## Problem description
Copy the listing below in full and skip every picture.

## Collected data
────────────────────────────────────────

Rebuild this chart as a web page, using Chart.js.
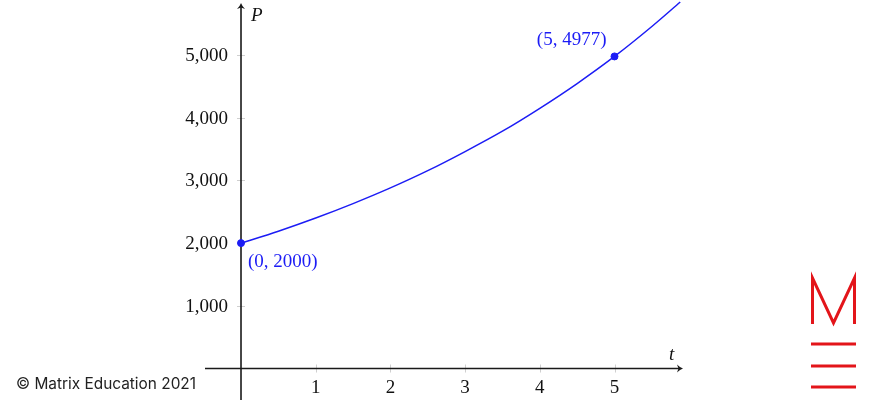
<!DOCTYPE html>
<html>
<head>
<meta charset="utf-8">
<script src="https://cdn.jsdelivr.net/npm/chart.js@4"></script>
<style>
  body { margin: 0; background: #fff; }
  canvas { display: block; }
</style>
</head>
<body>
<canvas id="growthChart" width="870" height="400"></canvas>
<script>
// P(t) curve
const tValues = [0, 0.5, 1, 1.5, 2, 2.5, 3, 3.5, 4, 4.5, 5, 5.5, 5.88];
const pValues = [2000, 2190, 2400, 2630, 2880, 3155, 3460, 3785, 4150, 4545, 4977, 5455, 5845];

// marked points and their labels
const markT = [0, 5];
const markP = [2000, 4977];
const markLabels = ['(0, 2000)', '(5, 4977)'];

// tick labels
const xTicks = [1, 2, 3, 4, 5];
const yTicks = [1000, 2000, 3000, 4000, 5000];
const yTickLabels = ['1,000', '2,000', '3,000', '4,000', '5,000'];

const BLUE = '#1c1cf5';
const SERIF = '19px "Liberation Serif", "DejaVu Serif", serif';

function arrow(ctx, x, y, dir) {
    // small latex-style arrow head, dir: 'up' or 'right'
    ctx.save();
    ctx.translate(x, y);
    if (dir === 'up') ctx.rotate(-Math.PI / 2);
    ctx.beginPath();
    ctx.moveTo(0, 0);
    ctx.quadraticCurveTo(-3, 1, -6, 4);
    ctx.lineTo(-4.5, 0);
    ctx.lineTo(-6, -4);
    ctx.quadraticCurveTo(-3, -1, 0, 0);
    ctx.fill();
    ctx.restore();
}

const axesPlugin = {
    id: 'axes',
    beforeDatasetsDraw(chart) {
        const ctx = chart.ctx;
        const xs = chart.scales.x, ys = chart.scales.y;
        const x0 = xs.getPixelForValue(0), y0 = ys.getPixelForValue(0);
        const area = chart.chartArea;
        ctx.save();

        // light tick marks
        ctx.strokeStyle = '#cfcfcf';
        ctx.lineWidth = 1;
        xTicks.forEach(t => {
            const px = Math.round(xs.getPixelForValue(t)) + 0.5;
            ctx.beginPath(); ctx.moveTo(px, y0 - 4); ctx.lineTo(px, y0 + 4); ctx.stroke();
        });
        yTicks.forEach(p => {
            const py = Math.round(ys.getPixelForValue(p)) + 0.5;
            ctx.beginPath(); ctx.moveTo(x0 - 4, py); ctx.lineTo(x0 + 4, py); ctx.stroke();
        });

        // axis lines
        ctx.strokeStyle = '#1a1a1a';
        ctx.fillStyle = '#1a1a1a';
        ctx.lineWidth = 1.6;
        ctx.beginPath(); ctx.moveTo(area.left, y0); ctx.lineTo(area.right - 3, y0); ctx.stroke();
        ctx.beginPath(); ctx.moveTo(x0, area.bottom); ctx.lineTo(x0, area.top + 6); ctx.stroke();
        arrow(ctx, area.right, y0, 'right');
        arrow(ctx, x0, area.top + 3, 'up');

        // tick labels
        ctx.font = SERIF;
        ctx.fillStyle = '#111';
        ctx.textAlign = 'center';
        ctx.textBaseline = 'middle';
        xTicks.forEach(t => ctx.fillText(String(t), xs.getPixelForValue(t), y0 + 19));
        ctx.textAlign = 'right';
        yTicks.forEach((p, i) => ctx.fillText(yTickLabels[i], x0 - 13, ys.getPixelForValue(p) + 1));

        // axis names
        ctx.font = 'italic ' + SERIF;
        ctx.textAlign = 'left';
        ctx.fillText('P', x0 + 10, area.top + 16);
        ctx.fillText('t', area.right - 14, y0 - 14);
        ctx.restore();
    },
    afterDatasetsDraw(chart) {
        const ctx = chart.ctx;
        const xs = chart.scales.x, ys = chart.scales.y;
        ctx.save();
        ctx.font = SERIF;
        ctx.fillStyle = BLUE;
        ctx.textBaseline = 'middle';
        ctx.textAlign = 'left';
        ctx.fillText(markLabels[0], xs.getPixelForValue(markT[0]) + 7, ys.getPixelForValue(markP[0]) + 19);
        ctx.textAlign = 'right';
        ctx.fillText(markLabels[1], xs.getPixelForValue(markT[1]) - 8, ys.getPixelForValue(markP[1]) - 16);

        // copyright
        ctx.fillStyle = '#222';
        ctx.font = '15.4px Inter, "Noto Sans", sans-serif';
        ctx.textAlign = 'left';
        ctx.fillText('\u00a9 Matrix Education 2021', 16, 384);

        // logo
        ctx.strokeStyle = '#e3151a';
        ctx.lineWidth = 3;
        ctx.beginPath();
        ctx.moveTo(812.5, 324); ctx.lineTo(812.5, 278);
        ctx.lineTo(833.5, 323); ctx.lineTo(854.5, 278); ctx.lineTo(854.5, 324);
        ctx.stroke();
        [344, 366, 387].forEach(y => {
            ctx.beginPath(); ctx.moveTo(811, y); ctx.lineTo(856, y); ctx.stroke();
        });
        ctx.restore();
    }
};

const ctx = document.getElementById('growthChart').getContext('2d');
new Chart(ctx, {
    type: 'scatter',
    data: {
        datasets: [{
            type: 'line',
            data: tValues.map((t, i) => ({ x: t, y: pValues[i] })),
            borderColor: BLUE,
            borderWidth: 1.5,
            pointRadius: 0,
            cubicInterpolationMode: 'monotone',
            fill: false,
            clip: false
        }, {
            data: markT.map((t, i) => ({ x: t, y: markP[i] })),
            backgroundColor: BLUE,
            borderColor: BLUE,
            pointRadius: 3.5
        }]
    },
    options: {
        responsive: false,
        animation: false,
        layout: { autoPadding: false, padding: { left: 205, right: 187, top: 0, bottom: 0 } },
        plugins: { legend: { display: false }, tooltip: { enabled: false } },
        scales: {
            x: { type: 'linear', min: -0.482, max: 5.917, display: false },
            y: { type: 'linear', min: -502, max: 5877, display: false }
        }
    },
    plugins: [axesPlugin]
});
</script>
</body>
</html>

────────────────────────────────────────

## Task response
Rebuild this chart as a web page, using Chart.js.
<!DOCTYPE html>
<html>
<head>
<meta charset="utf-8">
<script src="https://cdn.jsdelivr.net/npm/chart.js@4"></script>
<style>
  body { margin: 0; background: #fff; }
  canvas { display: block; }
</style>
</head>
<body>
<canvas id="growthChart" width="870" height="400"></canvas>
<script>
// P(t) curve
const tValues = [0, 0.5, 1, 1.5, 2, 2.5, 3, 3.5, 4, 4.5, 5, 5.5, 5.88];
const pValues = [2000, 2190, 2400, 2630, 2880, 3155, 3460, 3785, 4150, 4545, 4977, 5455, 5845];

// marked points and their labels
const markT = [0, 5];
const markP = [2000, 4977];
const markLabels = ['(0, 2000)', '(5, 4977)'];

// tick labels
const xTicks = [1, 2, 3, 4, 5];
const yTicks = [1000, 2000, 3000, 4000, 5000];
const yTickLabels = ['1,000', '2,000', '3,000', '4,000', '5,000'];

const BLUE = '#1c1cf5';
const SERIF = '19px "Liberation Serif", "DejaVu Serif", serif';

function arrow(ctx, x, y, dir) {
    // small latex-style arrow head, dir: 'up' or 'right'
    ctx.save();
    ctx.translate(x, y);
    if (dir === 'up') ctx.rotate(-Math.PI / 2);
    ctx.beginPath();
    ctx.moveTo(0, 0);
    ctx.quadraticCurveTo(-3, 1, -6, 4);
    ctx.lineTo(-4.5, 0);
    ctx.lineTo(-6, -4);
    ctx.quadraticCurveTo(-3, -1, 0, 0);
    ctx.fill();
    ctx.restore();
}

const axesPlugin = {
    id: 'axes',
    beforeDatasetsDraw(chart) {
        const ctx = chart.ctx;
        const xs = chart.scales.x, ys = chart.scales.y;
        const x0 = xs.getPixelForValue(0), y0 = ys.getPixelForValue(0);
        const area = chart.chartArea;
        ctx.save();

        // light tick marks
        ctx.strokeStyle = '#cfcfcf';
        ctx.lineWidth = 1;
        xTicks.forEach(t => {
            const px = Math.round(xs.getPixelForValue(t)) + 0.5;
            ctx.beginPath(); ctx.moveTo(px, y0 - 4); ctx.lineTo(px, y0 + 4); ctx.stroke();
        });
        yTicks.forEach(p => {
            const py = Math.round(ys.getPixelForValue(p)) + 0.5;
            ctx.beginPath(); ctx.moveTo(x0 - 4, py); ctx.lineTo(x0 + 4, py); ctx.stroke();
        });

        // axis lines
        ctx.strokeStyle = '#1a1a1a';
        ctx.fillStyle = '#1a1a1a';
        ctx.lineWidth = 1.6;
        ctx.beginPath(); ctx.moveTo(area.left, y0); ctx.lineTo(area.right - 3, y0); ctx.stroke();
        ctx.beginPath(); ctx.moveTo(x0, area.bottom); ctx.lineTo(x0, area.top + 6); ctx.stroke();
        arrow(ctx, area.right, y0, 'right');
        arrow(ctx, x0, area.top + 3, 'up');

        // tick labels
        ctx.font = SERIF;
        ctx.fillStyle = '#111';
        ctx.textAlign = 'center';
        ctx.textBaseline = 'middle';
        xTicks.forEach(t => ctx.fillText(String(t), xs.getPixelForValue(t), y0 + 19));
        ctx.textAlign = 'right';
        yTicks.forEach((p, i) => ctx.fillText(yTickLabels[i], x0 - 13, ys.getPixelForValue(p) + 1));

        // axis names
        ctx.font = 'italic ' + SERIF;
        ctx.textAlign = 'left';
        ctx.fillText('P', x0 + 10, area.top + 16);
        ctx.fillText('t', area.right - 14, y0 - 14);
        ctx.restore();
    },
    afterDatasetsDraw(chart) {
        const ctx = chart.ctx;
        const xs = chart.scales.x, ys = chart.scales.y;
        ctx.save();
        ctx.font = SERIF;
        ctx.fillStyle = BLUE;
        ctx.textBaseline = 'middle';
        ctx.textAlign = 'left';
        ctx.fillText(markLabels[0], xs.getPixelForValue(markT[0]) + 7, ys.getPixelForValue(markP[0]) + 19);
        ctx.textAlign = 'right';
        ctx.fillText(markLabels[1], xs.getPixelForValue(markT[1]) - 8, ys.getPixelForValue(markP[1]) - 16);

        // copyright
        ctx.fillStyle = '#222';
        ctx.font = '15.4px Inter, "Noto Sans", sans-serif';
        ctx.textAlign = 'left';
        ctx.fillText('\u00a9 Matrix Education 2021', 16, 384);

        // logo
        ctx.strokeStyle = '#e3151a';
        ctx.lineWidth = 3;
        ctx.beginPath();
        ctx.moveTo(812.5, 324); ctx.lineTo(812.5, 278);
        ctx.lineTo(833.5, 323); ctx.lineTo(854.5, 278); ctx.lineTo(854.5, 324);
        ctx.stroke();
        [344, 366, 387].forEach(y => {
            ctx.beginPath(); ctx.moveTo(811, y); ctx.lineTo(856, y); ctx.stroke();
        });
        ctx.restore();
    }
};

const ctx = document.getElementById('growthChart').getContext('2d');
new Chart(ctx, {
    type: 'scatter',
    data: {
        datasets: [{
            type: 'line',
            data: tValues.map((t, i) => ({ x: t, y: pValues[i] })),
            borderColor: BLUE,
            borderWidth: 1.5,
            pointRadius: 0,
            cubicInterpolationMode: 'monotone',
            fill: false,
            clip: false
        }, {
            data: markT.map((t, i) => ({ x: t, y: markP[i] })),
            backgroundColor: BLUE,
            borderColor: BLUE,
            pointRadius: 3.5
        }]
    },
    options: {
        responsive: false,
        animation: false,
        layout: { autoPadding: false, padding: { left: 205, right: 187, top: 0, bottom: 0 } },
        plugins: { legend: { display: false }, tooltip: { enabled: false } },
        scales: {
            x: { type: 'linear', min: -0.482, max: 5.917, display: false },
            y: { type: 'linear', min: -502, max: 5877, display: false }
        }
    },
    plugins: [axesPlugin]
});
</script>
</body>
</html>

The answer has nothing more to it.